### Exercise prompt
Give again, verbatim, the lines between the line that contains "Reproduce this chart" and the line that contains "const CANVAS_W = Math.round(PAGE_W", counting both ends. Pictures are excluded from the copy.
# START OF Material shown
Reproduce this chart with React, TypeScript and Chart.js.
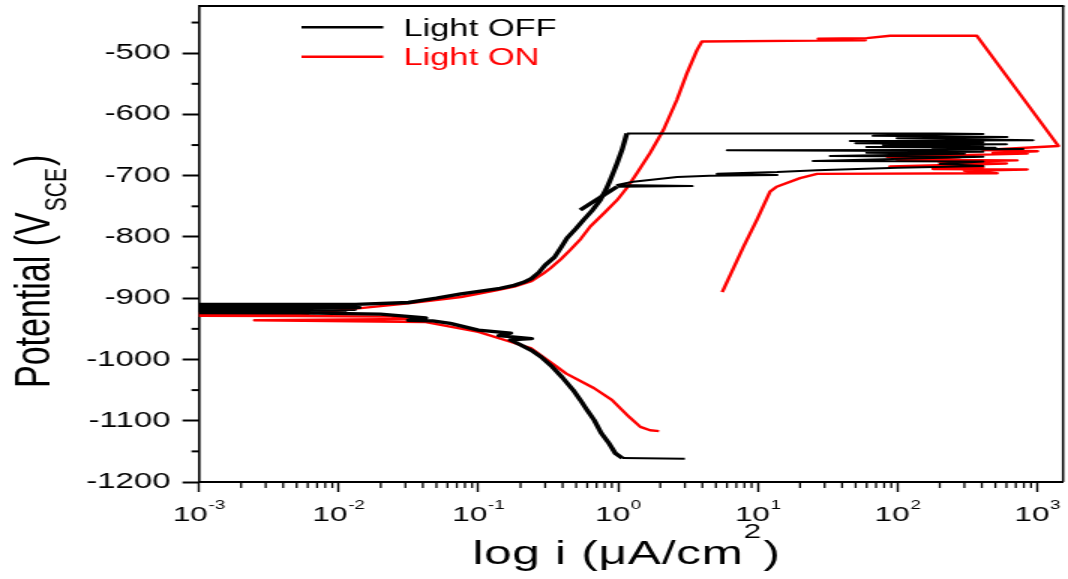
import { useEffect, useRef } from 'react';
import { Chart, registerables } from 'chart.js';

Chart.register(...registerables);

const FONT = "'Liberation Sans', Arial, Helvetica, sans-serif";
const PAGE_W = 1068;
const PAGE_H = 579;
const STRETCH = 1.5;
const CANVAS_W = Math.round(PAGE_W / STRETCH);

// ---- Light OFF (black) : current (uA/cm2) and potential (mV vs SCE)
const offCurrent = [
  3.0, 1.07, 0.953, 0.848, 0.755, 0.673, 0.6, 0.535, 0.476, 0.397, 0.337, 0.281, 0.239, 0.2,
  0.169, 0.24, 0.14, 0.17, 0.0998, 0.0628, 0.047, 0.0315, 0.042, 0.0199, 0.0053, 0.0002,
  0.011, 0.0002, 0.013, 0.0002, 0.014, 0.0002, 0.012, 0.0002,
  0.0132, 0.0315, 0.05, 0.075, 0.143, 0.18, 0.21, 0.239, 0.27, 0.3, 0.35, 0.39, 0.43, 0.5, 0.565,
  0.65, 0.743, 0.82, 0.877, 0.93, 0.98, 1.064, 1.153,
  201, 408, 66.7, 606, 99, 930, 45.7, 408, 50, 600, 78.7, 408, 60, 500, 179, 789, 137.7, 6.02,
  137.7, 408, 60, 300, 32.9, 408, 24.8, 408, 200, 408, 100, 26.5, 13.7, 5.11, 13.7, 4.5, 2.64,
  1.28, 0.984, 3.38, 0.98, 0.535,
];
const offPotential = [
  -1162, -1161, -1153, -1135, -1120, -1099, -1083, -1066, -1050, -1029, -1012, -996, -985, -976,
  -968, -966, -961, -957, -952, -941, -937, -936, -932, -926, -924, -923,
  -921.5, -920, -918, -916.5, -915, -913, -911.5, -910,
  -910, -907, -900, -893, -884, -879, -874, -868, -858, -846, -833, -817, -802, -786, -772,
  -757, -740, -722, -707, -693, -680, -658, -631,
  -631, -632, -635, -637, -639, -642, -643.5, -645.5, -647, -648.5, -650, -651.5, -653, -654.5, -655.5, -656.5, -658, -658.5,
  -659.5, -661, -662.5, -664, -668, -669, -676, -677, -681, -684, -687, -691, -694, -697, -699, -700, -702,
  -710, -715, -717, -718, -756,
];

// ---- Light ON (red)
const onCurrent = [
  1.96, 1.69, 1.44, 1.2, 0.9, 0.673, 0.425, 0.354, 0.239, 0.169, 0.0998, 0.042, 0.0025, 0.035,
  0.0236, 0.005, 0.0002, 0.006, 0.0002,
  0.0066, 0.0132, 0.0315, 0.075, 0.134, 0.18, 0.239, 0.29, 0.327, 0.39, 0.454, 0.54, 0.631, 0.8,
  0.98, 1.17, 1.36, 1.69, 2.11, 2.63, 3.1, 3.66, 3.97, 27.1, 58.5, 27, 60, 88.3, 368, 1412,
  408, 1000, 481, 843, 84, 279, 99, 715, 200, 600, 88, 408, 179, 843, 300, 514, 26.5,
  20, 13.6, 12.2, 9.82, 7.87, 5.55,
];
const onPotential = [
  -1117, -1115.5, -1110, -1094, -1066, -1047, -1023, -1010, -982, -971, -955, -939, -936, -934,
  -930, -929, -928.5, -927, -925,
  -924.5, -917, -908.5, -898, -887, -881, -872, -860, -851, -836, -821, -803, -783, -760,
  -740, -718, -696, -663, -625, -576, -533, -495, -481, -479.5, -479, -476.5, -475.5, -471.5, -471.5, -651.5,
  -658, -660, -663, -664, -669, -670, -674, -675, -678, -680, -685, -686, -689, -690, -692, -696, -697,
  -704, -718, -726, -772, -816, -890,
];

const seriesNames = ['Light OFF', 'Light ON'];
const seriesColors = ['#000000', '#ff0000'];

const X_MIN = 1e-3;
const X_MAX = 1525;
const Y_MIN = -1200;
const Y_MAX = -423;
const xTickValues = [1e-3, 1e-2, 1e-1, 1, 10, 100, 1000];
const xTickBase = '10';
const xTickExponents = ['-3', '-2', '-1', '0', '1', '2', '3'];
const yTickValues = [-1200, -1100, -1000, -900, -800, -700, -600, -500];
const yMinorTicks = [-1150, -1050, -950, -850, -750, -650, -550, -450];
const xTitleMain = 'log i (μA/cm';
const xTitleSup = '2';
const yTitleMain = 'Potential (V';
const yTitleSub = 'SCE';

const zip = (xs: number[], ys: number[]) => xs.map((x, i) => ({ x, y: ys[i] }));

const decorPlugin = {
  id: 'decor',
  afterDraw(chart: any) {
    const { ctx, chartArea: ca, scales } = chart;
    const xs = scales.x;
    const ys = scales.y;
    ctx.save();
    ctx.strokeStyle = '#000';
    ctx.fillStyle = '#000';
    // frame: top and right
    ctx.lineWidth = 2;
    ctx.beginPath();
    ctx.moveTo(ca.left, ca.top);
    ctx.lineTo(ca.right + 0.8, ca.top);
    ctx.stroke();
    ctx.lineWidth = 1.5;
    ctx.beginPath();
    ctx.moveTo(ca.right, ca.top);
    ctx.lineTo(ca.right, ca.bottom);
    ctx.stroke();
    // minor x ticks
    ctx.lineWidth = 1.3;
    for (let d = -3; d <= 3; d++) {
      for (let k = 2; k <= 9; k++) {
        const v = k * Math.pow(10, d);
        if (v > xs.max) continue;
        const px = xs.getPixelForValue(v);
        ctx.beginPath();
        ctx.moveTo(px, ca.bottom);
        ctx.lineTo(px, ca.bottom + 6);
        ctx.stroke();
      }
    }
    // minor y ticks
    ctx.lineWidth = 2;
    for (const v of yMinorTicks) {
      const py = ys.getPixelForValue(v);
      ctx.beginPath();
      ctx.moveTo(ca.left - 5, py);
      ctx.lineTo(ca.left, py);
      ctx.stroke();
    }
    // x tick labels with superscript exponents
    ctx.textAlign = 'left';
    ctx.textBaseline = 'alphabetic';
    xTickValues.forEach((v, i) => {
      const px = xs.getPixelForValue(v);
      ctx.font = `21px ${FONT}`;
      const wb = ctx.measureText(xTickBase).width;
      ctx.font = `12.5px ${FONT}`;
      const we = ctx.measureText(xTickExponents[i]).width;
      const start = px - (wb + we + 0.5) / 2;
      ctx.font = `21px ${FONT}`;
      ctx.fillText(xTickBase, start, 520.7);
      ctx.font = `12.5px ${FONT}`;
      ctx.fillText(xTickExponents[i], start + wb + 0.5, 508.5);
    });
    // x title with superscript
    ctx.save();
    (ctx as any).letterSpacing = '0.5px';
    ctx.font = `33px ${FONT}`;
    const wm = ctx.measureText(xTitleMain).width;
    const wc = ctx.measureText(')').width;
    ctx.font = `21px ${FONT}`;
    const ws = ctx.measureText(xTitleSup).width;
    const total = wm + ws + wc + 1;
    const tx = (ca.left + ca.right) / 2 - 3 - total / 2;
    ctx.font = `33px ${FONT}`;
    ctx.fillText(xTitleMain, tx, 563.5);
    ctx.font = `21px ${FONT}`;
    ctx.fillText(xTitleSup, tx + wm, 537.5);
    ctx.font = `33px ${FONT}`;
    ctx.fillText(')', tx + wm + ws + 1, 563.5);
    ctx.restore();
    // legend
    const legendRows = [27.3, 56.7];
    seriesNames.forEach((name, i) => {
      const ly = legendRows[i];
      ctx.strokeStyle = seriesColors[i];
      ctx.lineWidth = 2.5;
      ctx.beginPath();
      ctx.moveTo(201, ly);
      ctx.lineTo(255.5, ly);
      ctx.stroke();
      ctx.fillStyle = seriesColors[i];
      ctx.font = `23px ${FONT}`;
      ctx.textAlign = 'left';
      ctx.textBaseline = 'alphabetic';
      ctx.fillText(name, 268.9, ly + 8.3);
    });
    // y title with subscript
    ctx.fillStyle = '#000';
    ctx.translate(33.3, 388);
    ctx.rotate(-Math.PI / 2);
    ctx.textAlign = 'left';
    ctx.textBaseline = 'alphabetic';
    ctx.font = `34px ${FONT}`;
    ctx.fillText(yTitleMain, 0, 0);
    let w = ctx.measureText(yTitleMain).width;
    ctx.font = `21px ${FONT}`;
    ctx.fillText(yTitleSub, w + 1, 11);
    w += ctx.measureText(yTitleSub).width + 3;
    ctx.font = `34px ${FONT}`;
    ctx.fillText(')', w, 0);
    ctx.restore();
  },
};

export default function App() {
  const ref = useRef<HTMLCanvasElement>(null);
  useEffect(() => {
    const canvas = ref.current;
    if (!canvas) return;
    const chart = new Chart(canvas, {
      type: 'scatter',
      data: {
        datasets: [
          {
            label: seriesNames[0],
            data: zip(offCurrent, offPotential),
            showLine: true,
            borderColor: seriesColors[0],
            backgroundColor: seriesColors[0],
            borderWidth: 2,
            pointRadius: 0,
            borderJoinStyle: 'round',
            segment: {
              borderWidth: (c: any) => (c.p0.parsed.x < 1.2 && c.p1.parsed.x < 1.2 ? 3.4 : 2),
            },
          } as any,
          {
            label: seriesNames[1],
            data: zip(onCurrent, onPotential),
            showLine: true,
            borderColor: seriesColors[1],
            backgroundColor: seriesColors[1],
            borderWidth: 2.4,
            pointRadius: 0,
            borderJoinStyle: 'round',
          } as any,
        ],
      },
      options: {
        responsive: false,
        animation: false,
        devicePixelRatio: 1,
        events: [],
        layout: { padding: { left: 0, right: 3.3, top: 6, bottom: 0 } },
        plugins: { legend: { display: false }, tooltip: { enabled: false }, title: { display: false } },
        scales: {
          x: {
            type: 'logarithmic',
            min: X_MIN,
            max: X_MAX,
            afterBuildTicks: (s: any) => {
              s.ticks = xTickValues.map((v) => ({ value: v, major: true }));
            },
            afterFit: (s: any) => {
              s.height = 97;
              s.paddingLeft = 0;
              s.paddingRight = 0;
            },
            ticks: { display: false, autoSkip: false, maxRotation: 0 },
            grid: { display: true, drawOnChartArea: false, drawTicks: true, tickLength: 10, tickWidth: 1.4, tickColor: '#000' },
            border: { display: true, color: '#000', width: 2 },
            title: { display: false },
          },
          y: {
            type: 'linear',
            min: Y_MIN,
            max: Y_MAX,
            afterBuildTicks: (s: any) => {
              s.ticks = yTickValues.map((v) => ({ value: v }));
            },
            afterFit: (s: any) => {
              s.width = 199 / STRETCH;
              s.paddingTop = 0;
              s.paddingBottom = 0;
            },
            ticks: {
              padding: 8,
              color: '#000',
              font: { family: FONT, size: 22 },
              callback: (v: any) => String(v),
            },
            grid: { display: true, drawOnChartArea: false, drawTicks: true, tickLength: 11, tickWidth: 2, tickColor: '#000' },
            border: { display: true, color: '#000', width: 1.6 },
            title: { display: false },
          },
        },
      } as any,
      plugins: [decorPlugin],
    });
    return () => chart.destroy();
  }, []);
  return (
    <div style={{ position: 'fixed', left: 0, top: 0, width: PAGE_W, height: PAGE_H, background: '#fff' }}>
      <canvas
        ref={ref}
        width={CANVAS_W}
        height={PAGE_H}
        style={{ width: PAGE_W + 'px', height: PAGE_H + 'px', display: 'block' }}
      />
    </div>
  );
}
# END OF Material shown
# START OF Material shown
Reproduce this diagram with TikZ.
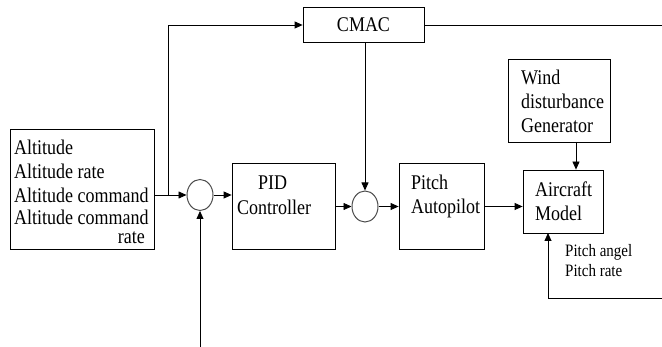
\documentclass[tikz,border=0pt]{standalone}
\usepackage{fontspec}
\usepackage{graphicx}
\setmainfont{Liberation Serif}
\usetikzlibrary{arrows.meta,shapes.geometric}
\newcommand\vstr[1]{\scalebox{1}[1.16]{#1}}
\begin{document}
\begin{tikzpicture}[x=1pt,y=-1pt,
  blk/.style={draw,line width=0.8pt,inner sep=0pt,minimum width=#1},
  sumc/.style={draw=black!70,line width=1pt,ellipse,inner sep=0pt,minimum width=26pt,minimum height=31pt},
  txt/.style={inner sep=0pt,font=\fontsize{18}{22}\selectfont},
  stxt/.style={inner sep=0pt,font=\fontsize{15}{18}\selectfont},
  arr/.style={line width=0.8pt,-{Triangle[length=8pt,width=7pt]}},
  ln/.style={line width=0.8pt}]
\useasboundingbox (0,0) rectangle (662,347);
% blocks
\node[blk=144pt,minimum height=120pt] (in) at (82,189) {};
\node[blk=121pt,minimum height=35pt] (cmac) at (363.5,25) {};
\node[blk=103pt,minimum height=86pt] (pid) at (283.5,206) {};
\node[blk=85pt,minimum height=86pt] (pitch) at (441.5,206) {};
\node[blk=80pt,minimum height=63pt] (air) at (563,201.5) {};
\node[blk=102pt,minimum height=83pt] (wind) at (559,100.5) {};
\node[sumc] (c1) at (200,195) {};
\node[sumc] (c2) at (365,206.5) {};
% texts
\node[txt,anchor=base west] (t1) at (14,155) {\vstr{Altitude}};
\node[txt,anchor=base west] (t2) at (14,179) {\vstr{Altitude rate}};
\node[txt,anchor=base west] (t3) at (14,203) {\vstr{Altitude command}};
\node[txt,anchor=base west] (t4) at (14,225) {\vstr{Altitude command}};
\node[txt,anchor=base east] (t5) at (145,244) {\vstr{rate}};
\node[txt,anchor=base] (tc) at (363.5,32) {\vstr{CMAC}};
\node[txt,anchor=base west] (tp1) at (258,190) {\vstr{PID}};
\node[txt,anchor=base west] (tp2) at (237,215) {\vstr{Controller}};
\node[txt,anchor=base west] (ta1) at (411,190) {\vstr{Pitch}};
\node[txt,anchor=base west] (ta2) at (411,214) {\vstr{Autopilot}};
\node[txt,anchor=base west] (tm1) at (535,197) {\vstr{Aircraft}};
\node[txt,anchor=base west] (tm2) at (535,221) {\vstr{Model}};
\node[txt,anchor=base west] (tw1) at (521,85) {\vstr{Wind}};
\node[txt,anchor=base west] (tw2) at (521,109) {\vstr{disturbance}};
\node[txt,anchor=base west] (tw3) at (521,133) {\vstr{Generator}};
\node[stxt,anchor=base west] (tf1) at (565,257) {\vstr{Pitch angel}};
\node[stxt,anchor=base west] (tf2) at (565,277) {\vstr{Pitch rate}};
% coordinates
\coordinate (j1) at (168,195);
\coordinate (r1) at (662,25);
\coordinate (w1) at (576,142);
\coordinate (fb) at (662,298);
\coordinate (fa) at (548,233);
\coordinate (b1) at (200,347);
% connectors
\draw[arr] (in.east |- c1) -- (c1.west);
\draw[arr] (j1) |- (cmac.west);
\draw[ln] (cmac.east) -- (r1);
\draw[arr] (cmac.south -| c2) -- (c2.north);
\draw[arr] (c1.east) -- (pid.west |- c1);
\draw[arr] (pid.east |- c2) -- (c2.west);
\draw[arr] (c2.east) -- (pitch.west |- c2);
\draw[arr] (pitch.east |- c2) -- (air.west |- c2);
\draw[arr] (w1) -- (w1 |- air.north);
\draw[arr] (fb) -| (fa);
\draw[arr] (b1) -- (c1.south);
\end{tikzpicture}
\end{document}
# END OF Material shown
# START OF Material shown
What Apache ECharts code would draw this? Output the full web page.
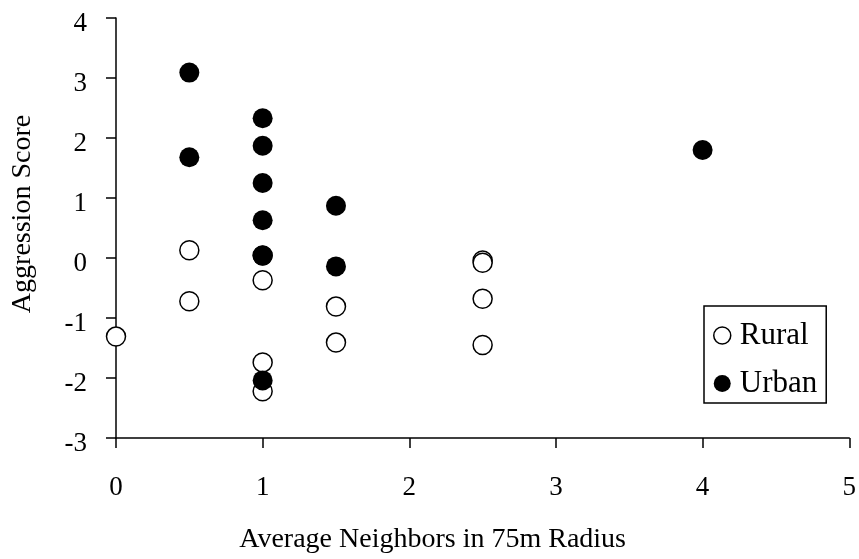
# END OF Material shown
### Right answer
Reproduce this chart with React, TypeScript and Chart.js.
import { useEffect, useRef } from 'react';
import { Chart, registerables } from 'chart.js';

Chart.register(...registerables);

const FONT = "'Liberation Sans', Arial, Helvetica, sans-serif";
const PAGE_W = 1068;
const PAGE_H = 579;
const STRETCH = 1.5;
const CANVAS_W = Math.round(PAGE_W / STRETCH);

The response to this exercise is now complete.